Exercise:
Begin with the first line of the material and write out each line exactly, ending with the line that contains "(root) [root] at". Pictures are not part of the copy.

Data segment:
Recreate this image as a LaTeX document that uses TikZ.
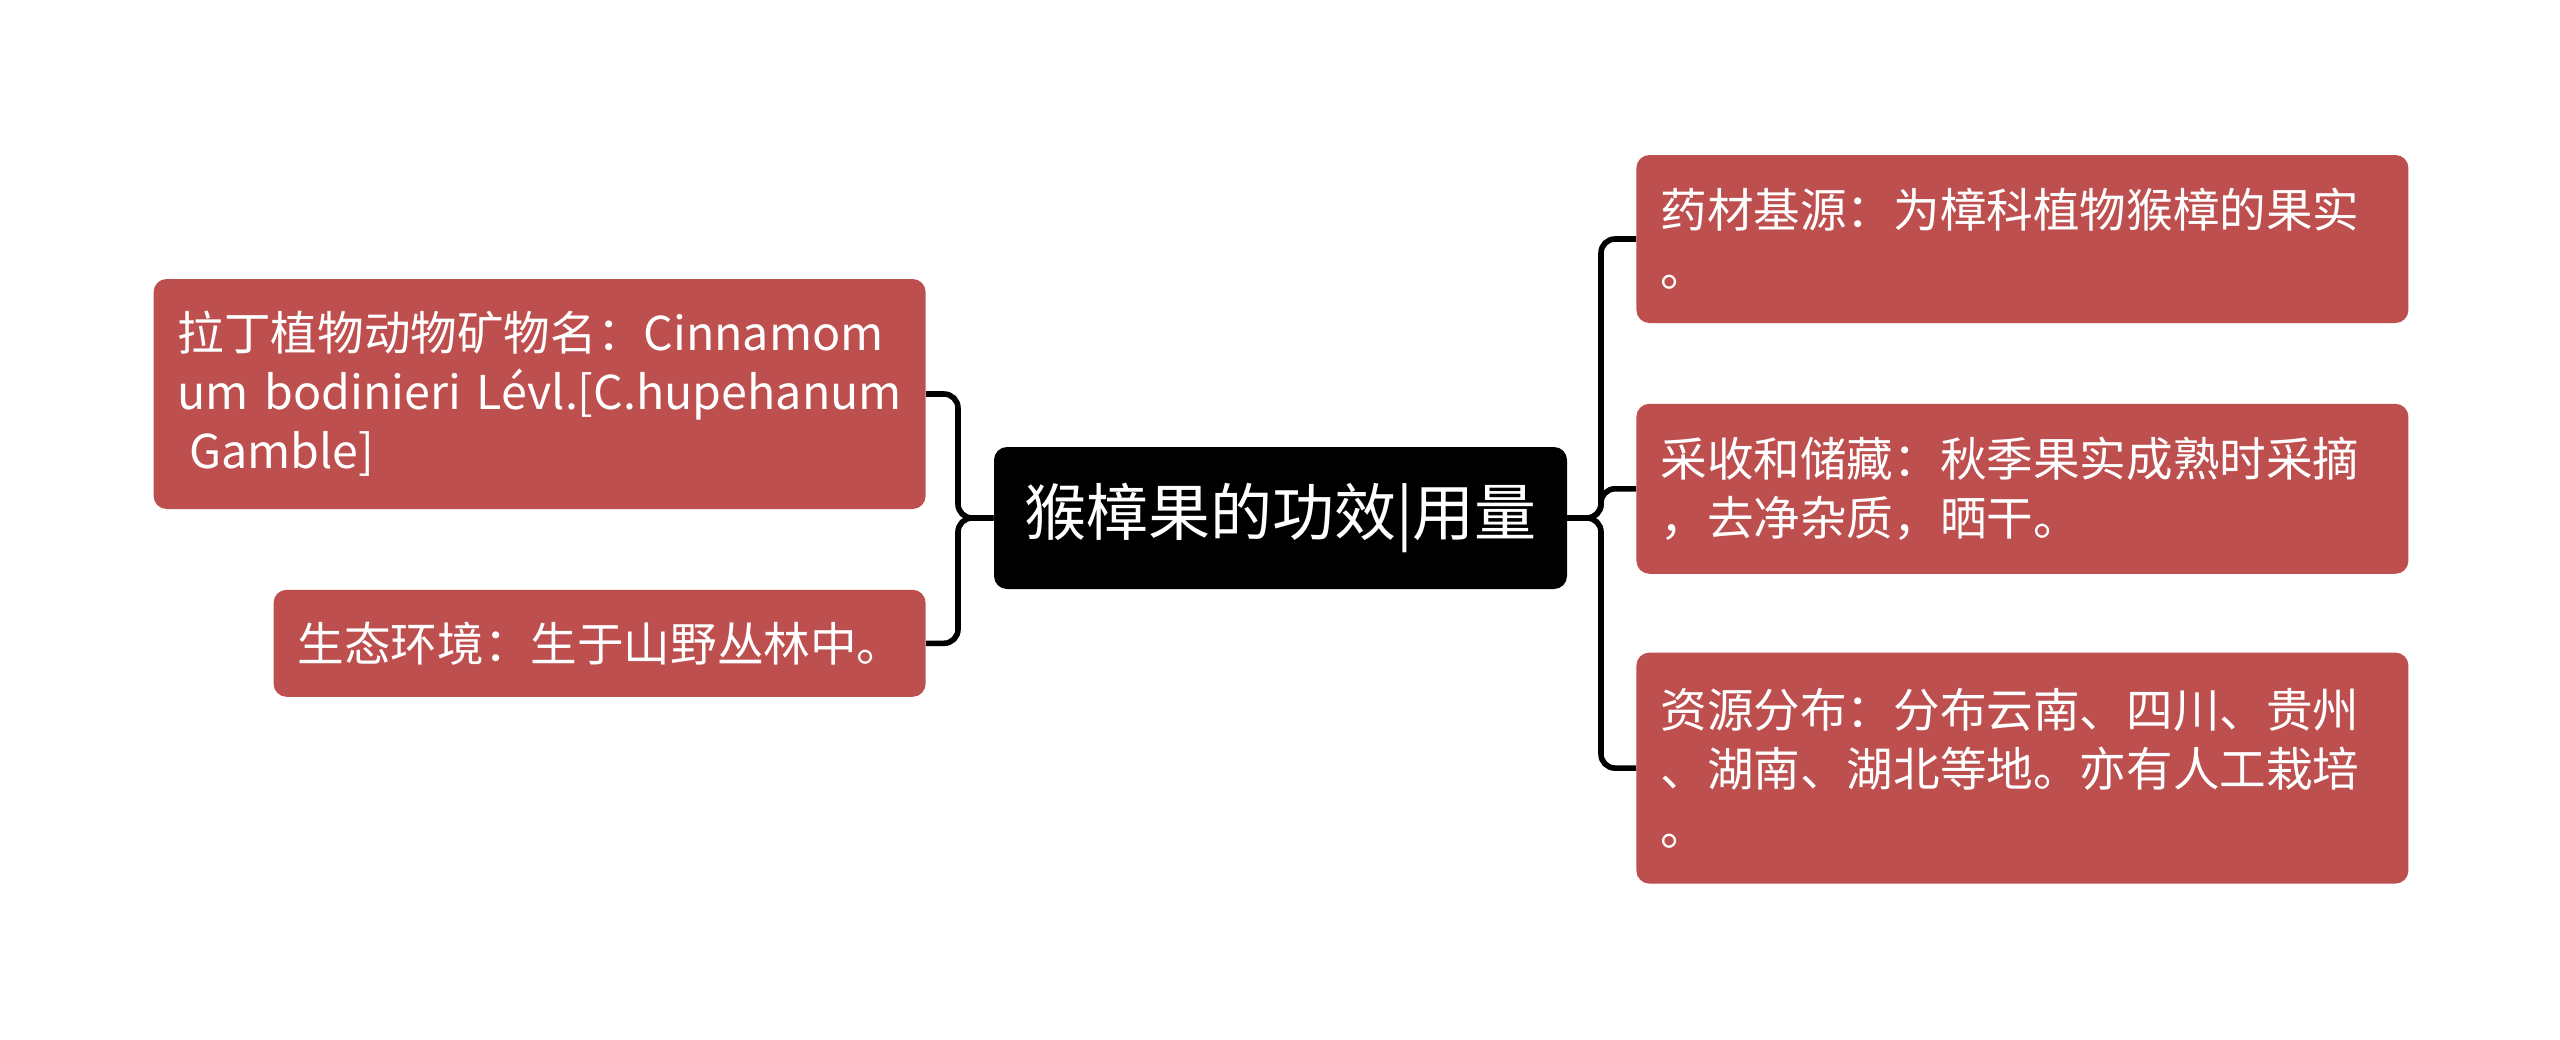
\documentclass[tikz,border=0pt]{standalone}
\usepackage{fontspec}
\setmainfont{Noto Sans CJK SC}
\usepackage{xcolor}
\definecolor{leafRed}{HTML}{BE4F4F}
\definecolor{rootBlack}{HTML}{000000}
\definecolor{linkBlack}{HTML}{000000}
\usepackage{tikz}
\usetikzlibrary{
    positioning,
    calc
}
\tikzset{
    % Base style for all boxes
    mind base/.style={
        align=left,
        text=white,
        rounded corners=6.5pt,
        inner xsep=12pt,
        inner ysep=0pt,
    },
    % Root node - black box
    root/.style={
        mind base,
        fill=rootBlack,
        font=\fontsize{31}{38}\selectfont,
        minimum width=286.5pt,
        minimum height=71pt,
        align=center,
    },
    % Leaf nodes - red boxes
    leaf/.style={
        mind base,
        fill=leafRed,
        font=\fontsize{23.3}{29.5}\selectfont,
        text width=362pt,
    },
    % Connector lines
    link/.style={
        draw=linkBlack,
        line width=2.8pt,
        rounded corners=7pt,
    },
}

\begin{document}
\begin{tikzpicture}[x=0.5pt, y=-0.5pt]
    \fill[white] (0,0) rectangle (2560,1039);
    \useasboundingbox (0,0) rectangle (2560,1039);

    \node (root) [root] at (1280.5,518) {猴樟果的功效|用量};

    % left side
    \node (lat) [leaf, anchor=east, minimum height=115pt] at (926,394)
        {拉丁植物动物矿物名：Cinnamom\\\mbox{um bodinieri Lévl.[C.hupehanum}\\\hspace*{.25em}Gamble]};
    \node (env) [leaf, text width=302pt, minimum height=53.5pt,
        below left=40pt and 0pt of lat.south east] {生态环境：生于山野丛林中。};

    % right side
    \node (src) [leaf, anchor=west, minimum height=84pt] at (1636,239)
        {药材基源：为樟科植物猴樟的果实\\。};
    \node (harv) [leaf, minimum height=85pt, below=40pt of src]
        {采收和储藏：秋季果实成熟时采摘\\，去净杂质，晒干。};
    \node (dist) [leaf, minimum height=115.5pt, below=39pt of harv]
        {资源分布：分布云南、四川、贵州\\、湖南、湖北等地。亦有人工栽培\\。};

    \coordinate (jl) at (958,518);
    \coordinate (jr) at (1601,518);

    \draw [link] (root.west) -- (jl) |- (lat.east);
    \draw [link] (root.west) -- (jl) |- (env.east);
    \draw [link] (root.east) -- (jr) |- (src.west);
    \draw [link] (root.east) -- (jr) |- (harv.west);
    \draw [link] (root.east) -- (jr) |- (dist.west);
\end{tikzpicture}
\end{document}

Reply:
Recreate this image as a LaTeX document that uses TikZ.
\documentclass[tikz,border=0pt]{standalone}
\usepackage{fontspec}
\setmainfont{Noto Sans CJK SC}
\usepackage{xcolor}
\definecolor{leafRed}{HTML}{BE4F4F}
\definecolor{rootBlack}{HTML}{000000}
\definecolor{linkBlack}{HTML}{000000}
\usepackage{tikz}
\usetikzlibrary{
    positioning,
    calc
}
\tikzset{
    % Base style for all boxes
    mind base/.style={
        align=left,
        text=white,
        rounded corners=6.5pt,
        inner xsep=12pt,
        inner ysep=0pt,
    },
    % Root node - black box
    root/.style={
        mind base,
        fill=rootBlack,
        font=\fontsize{31}{38}\selectfont,
        minimum width=286.5pt,
        minimum height=71pt,
        align=center,
    },
    % Leaf nodes - red boxes
    leaf/.style={
        mind base,
        fill=leafRed,
        font=\fontsize{23.3}{29.5}\selectfont,
        text width=362pt,
    },
    % Connector lines
    link/.style={
        draw=linkBlack,
        line width=2.8pt,
        rounded corners=7pt,
    },
}

\begin{document}
\begin{tikzpicture}[x=0.5pt, y=-0.5pt]
    \fill[white] (0,0) rectangle (2560,1039);
    \useasboundingbox (0,0) rectangle (2560,1039);

    \node (root) [root] at (1280.5,518) {猴樟果的功效|用量};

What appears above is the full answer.